[Start]

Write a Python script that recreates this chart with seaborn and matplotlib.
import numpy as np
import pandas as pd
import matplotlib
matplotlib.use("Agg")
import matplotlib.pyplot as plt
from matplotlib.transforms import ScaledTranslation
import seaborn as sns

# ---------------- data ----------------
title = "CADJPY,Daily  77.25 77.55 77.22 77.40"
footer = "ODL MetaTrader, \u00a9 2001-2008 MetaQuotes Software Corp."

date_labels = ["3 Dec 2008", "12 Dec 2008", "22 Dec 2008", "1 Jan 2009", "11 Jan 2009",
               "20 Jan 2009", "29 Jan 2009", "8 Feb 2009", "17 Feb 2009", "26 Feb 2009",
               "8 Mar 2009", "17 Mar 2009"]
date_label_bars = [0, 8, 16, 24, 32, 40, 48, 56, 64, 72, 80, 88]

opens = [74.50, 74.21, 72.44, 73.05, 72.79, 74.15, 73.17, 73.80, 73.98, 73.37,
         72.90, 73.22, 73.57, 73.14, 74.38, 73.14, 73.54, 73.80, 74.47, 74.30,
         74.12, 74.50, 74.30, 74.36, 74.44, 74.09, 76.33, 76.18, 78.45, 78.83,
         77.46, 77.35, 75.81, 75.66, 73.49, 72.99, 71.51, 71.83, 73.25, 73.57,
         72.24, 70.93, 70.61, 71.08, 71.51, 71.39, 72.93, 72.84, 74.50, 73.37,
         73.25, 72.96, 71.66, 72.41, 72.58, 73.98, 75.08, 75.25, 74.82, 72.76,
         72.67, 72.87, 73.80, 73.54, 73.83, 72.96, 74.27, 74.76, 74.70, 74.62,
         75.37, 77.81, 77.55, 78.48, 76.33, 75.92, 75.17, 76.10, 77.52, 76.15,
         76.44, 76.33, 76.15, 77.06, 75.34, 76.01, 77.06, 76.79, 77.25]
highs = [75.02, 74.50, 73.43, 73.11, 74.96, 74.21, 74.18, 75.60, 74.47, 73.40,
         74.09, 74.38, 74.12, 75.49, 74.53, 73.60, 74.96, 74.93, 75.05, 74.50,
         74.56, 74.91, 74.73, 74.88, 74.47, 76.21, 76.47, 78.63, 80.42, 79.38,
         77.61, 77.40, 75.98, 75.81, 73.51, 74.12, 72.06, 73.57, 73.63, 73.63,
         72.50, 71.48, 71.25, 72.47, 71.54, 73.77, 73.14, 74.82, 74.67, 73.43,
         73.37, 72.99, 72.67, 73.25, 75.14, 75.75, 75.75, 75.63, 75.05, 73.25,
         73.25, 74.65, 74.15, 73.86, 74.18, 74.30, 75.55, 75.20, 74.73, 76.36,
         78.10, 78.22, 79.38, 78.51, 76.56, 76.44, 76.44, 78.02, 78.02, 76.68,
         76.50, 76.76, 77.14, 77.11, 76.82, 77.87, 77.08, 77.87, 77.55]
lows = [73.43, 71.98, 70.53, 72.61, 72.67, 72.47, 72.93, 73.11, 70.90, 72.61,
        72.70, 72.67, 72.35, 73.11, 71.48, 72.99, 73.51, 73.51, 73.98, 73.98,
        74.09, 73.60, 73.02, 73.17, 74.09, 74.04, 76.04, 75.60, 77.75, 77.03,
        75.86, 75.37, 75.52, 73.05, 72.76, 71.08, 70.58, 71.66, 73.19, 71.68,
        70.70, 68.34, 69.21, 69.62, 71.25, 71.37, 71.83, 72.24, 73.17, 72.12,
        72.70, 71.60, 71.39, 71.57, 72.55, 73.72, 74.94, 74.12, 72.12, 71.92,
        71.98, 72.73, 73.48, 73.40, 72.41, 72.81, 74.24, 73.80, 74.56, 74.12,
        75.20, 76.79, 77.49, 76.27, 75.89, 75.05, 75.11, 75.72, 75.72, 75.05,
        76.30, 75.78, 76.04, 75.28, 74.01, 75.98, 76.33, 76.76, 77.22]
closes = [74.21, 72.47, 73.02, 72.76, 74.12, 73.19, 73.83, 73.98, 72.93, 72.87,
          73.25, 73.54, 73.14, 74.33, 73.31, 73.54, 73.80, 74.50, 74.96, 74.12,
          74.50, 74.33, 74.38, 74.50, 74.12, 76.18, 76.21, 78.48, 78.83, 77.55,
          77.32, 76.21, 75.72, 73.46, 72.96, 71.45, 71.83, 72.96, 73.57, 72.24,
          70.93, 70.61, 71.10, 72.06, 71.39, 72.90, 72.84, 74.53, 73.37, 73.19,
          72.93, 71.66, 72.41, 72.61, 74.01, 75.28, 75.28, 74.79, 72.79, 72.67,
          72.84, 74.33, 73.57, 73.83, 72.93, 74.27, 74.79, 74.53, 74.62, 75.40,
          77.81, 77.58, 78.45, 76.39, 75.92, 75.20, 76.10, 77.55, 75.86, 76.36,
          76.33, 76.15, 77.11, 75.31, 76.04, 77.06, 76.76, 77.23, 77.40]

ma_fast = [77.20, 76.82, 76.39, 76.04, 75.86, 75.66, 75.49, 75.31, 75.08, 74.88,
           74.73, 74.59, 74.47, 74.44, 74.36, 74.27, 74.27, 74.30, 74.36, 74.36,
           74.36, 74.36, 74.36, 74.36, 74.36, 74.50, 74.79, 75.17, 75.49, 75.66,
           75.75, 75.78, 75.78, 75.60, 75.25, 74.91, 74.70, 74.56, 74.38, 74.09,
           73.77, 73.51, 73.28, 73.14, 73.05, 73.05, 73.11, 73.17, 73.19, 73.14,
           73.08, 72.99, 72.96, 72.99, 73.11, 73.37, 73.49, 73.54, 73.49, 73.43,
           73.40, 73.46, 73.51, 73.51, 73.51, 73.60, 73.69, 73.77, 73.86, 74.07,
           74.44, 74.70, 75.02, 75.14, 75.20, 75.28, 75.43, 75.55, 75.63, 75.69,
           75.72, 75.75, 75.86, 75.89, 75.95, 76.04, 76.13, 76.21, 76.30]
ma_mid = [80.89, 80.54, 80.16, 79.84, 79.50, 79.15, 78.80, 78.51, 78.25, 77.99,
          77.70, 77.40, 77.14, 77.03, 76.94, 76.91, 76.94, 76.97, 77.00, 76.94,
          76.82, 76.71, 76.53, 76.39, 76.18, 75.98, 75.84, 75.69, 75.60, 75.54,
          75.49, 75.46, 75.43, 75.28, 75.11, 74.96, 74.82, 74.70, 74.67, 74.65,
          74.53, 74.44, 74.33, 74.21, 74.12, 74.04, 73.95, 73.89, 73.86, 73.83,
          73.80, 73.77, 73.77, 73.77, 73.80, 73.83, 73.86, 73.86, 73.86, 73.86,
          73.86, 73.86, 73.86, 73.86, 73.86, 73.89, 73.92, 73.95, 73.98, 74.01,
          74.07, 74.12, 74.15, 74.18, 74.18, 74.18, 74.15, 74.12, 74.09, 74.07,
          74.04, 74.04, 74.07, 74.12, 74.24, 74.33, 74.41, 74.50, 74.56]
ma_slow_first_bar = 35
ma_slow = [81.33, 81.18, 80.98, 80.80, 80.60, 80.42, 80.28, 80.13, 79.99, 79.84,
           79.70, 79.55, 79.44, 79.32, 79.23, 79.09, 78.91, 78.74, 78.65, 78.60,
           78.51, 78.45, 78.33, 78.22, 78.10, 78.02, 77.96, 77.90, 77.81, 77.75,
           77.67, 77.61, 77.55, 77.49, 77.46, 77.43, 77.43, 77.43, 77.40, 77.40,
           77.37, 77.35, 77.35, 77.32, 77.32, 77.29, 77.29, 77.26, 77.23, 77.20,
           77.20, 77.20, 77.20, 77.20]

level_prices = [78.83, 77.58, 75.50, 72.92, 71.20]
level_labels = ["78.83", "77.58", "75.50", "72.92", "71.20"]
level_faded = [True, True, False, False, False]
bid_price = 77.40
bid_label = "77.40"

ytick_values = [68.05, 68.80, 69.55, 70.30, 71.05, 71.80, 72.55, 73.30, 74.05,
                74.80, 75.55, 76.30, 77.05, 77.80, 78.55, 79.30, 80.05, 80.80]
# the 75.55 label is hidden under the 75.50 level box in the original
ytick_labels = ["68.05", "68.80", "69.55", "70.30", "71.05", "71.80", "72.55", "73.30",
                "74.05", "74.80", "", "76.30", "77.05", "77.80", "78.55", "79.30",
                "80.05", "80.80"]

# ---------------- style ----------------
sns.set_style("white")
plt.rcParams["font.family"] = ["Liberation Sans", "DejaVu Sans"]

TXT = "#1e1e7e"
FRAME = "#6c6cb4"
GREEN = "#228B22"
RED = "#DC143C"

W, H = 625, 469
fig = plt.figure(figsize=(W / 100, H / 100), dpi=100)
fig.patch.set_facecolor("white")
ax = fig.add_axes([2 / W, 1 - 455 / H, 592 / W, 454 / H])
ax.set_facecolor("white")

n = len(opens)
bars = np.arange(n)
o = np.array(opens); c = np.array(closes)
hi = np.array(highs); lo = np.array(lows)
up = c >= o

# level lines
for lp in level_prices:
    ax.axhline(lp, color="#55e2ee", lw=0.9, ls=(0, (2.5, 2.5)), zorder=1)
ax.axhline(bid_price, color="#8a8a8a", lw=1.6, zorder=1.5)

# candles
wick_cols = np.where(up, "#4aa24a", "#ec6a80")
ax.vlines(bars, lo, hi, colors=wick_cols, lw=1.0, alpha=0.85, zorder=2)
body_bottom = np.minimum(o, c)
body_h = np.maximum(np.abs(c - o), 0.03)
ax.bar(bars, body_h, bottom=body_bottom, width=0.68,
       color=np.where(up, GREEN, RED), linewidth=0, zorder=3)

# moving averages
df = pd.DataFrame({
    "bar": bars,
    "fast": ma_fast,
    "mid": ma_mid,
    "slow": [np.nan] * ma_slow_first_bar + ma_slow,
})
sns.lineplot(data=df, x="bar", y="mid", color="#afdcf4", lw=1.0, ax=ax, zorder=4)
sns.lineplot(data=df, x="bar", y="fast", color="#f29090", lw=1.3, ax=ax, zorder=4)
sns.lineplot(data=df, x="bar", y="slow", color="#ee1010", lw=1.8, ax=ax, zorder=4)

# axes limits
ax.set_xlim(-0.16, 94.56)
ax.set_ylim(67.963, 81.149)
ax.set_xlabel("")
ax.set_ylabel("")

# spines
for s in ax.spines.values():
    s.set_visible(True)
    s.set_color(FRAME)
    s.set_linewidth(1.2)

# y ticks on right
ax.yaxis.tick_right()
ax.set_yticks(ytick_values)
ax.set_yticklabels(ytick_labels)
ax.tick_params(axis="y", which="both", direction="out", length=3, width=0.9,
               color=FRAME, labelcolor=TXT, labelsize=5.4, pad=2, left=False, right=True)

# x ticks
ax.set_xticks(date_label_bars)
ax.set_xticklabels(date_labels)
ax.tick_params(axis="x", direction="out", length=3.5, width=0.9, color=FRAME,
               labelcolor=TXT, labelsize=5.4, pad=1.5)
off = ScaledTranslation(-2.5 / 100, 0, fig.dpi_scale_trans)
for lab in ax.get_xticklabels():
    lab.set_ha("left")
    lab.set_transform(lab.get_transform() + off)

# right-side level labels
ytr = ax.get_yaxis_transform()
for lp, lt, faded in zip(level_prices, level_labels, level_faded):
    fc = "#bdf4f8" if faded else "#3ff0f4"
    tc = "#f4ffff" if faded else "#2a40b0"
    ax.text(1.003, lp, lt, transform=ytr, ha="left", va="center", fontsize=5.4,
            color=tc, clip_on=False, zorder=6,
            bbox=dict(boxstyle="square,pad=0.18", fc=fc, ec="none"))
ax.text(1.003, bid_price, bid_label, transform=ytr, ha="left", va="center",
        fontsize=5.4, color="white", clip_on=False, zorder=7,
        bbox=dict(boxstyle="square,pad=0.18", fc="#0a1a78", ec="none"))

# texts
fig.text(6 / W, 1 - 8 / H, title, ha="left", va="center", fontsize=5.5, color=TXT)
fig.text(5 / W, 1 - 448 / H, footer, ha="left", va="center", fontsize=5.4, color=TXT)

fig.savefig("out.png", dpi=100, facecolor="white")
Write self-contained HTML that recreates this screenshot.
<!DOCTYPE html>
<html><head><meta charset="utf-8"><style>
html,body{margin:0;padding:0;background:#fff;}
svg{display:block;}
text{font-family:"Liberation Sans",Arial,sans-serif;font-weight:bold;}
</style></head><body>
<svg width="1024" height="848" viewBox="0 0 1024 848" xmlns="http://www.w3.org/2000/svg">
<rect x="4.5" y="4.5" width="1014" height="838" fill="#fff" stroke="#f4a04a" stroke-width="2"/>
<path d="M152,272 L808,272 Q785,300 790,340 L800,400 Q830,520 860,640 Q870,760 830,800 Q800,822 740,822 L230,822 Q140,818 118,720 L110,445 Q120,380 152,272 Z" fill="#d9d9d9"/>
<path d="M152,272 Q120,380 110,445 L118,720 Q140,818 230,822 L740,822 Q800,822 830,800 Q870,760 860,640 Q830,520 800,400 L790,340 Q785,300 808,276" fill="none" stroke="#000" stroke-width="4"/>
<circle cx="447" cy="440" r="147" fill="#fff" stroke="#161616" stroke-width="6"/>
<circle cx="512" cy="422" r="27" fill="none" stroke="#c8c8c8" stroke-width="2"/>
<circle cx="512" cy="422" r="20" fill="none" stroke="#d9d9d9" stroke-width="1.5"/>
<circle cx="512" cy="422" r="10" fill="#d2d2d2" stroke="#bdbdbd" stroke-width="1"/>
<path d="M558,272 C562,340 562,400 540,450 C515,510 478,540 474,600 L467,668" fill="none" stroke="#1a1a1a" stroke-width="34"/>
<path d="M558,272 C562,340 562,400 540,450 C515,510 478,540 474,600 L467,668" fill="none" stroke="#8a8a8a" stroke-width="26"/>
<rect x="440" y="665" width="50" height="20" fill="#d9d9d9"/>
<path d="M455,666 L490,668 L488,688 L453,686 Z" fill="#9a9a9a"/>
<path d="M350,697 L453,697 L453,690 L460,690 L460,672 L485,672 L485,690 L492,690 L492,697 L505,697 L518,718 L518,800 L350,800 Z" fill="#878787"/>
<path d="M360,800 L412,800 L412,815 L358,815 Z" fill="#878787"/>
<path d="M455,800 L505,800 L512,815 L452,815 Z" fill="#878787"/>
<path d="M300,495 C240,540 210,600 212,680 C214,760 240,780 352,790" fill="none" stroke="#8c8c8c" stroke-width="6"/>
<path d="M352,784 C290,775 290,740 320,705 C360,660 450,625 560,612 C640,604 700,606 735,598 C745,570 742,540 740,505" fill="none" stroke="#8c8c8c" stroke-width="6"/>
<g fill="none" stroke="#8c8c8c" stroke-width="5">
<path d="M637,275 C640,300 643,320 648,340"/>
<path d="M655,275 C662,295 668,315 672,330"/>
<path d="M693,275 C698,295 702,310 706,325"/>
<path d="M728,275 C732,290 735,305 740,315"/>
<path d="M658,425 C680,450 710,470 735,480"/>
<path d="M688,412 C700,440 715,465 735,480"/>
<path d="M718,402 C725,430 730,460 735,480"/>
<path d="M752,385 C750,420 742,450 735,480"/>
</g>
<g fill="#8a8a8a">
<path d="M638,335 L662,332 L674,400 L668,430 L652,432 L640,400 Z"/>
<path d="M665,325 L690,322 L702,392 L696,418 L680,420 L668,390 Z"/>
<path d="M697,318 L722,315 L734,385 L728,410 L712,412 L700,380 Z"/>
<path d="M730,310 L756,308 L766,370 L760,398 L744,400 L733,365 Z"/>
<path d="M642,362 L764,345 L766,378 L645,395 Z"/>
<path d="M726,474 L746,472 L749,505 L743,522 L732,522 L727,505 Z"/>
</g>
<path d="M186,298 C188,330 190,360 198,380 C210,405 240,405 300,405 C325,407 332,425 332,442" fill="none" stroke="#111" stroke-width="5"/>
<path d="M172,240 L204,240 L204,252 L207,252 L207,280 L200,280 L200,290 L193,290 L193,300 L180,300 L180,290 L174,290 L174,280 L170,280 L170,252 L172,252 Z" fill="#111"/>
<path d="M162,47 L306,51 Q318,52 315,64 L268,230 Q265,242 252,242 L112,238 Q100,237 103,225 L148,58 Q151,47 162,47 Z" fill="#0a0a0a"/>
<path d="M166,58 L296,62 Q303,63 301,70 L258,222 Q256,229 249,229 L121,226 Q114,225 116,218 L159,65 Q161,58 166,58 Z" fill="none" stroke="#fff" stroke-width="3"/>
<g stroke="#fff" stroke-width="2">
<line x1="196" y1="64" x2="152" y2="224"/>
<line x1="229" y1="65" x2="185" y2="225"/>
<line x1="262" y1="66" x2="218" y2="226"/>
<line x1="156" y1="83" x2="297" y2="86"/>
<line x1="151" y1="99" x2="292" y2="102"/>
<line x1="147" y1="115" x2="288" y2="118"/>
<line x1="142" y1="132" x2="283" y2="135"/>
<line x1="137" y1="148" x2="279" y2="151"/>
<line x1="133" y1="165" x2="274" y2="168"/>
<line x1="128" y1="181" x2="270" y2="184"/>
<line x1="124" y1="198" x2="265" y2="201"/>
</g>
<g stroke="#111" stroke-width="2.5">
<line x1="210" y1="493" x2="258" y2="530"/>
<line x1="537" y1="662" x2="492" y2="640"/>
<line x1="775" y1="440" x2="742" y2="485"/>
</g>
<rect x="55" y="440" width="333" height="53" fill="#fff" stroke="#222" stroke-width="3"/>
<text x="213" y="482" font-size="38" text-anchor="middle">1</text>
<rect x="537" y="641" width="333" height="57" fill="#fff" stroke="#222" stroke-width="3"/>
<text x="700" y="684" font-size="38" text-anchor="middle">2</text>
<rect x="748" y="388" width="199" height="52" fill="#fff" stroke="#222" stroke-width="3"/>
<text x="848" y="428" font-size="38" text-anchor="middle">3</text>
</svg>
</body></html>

[End]

* _PROBLEM DETAILS_:
Write out a verbatim copy of the data, beginning with its first line and ending with the line that contains "72, 80, 88]".

* _THE SOLUTION_:
Write a Python script that recreates this chart with seaborn and matplotlib.
import numpy as np
import pandas as pd
import matplotlib
matplotlib.use("Agg")
import matplotlib.pyplot as plt
from matplotlib.transforms import ScaledTranslation
import seaborn as sns

# ---------------- data ----------------
title = "CADJPY,Daily  77.25 77.55 77.22 77.40"
footer = "ODL MetaTrader, \u00a9 2001-2008 MetaQuotes Software Corp."

date_labels = ["3 Dec 2008", "12 Dec 2008", "22 Dec 2008", "1 Jan 2009", "11 Jan 2009",
               "20 Jan 2009", "29 Jan 2009", "8 Feb 2009", "17 Feb 2009", "26 Feb 2009",
               "8 Mar 2009", "17 Mar 2009"]
date_label_bars = [0, 8, 16, 24, 32, 40, 48, 56, 64, 72, 80, 88]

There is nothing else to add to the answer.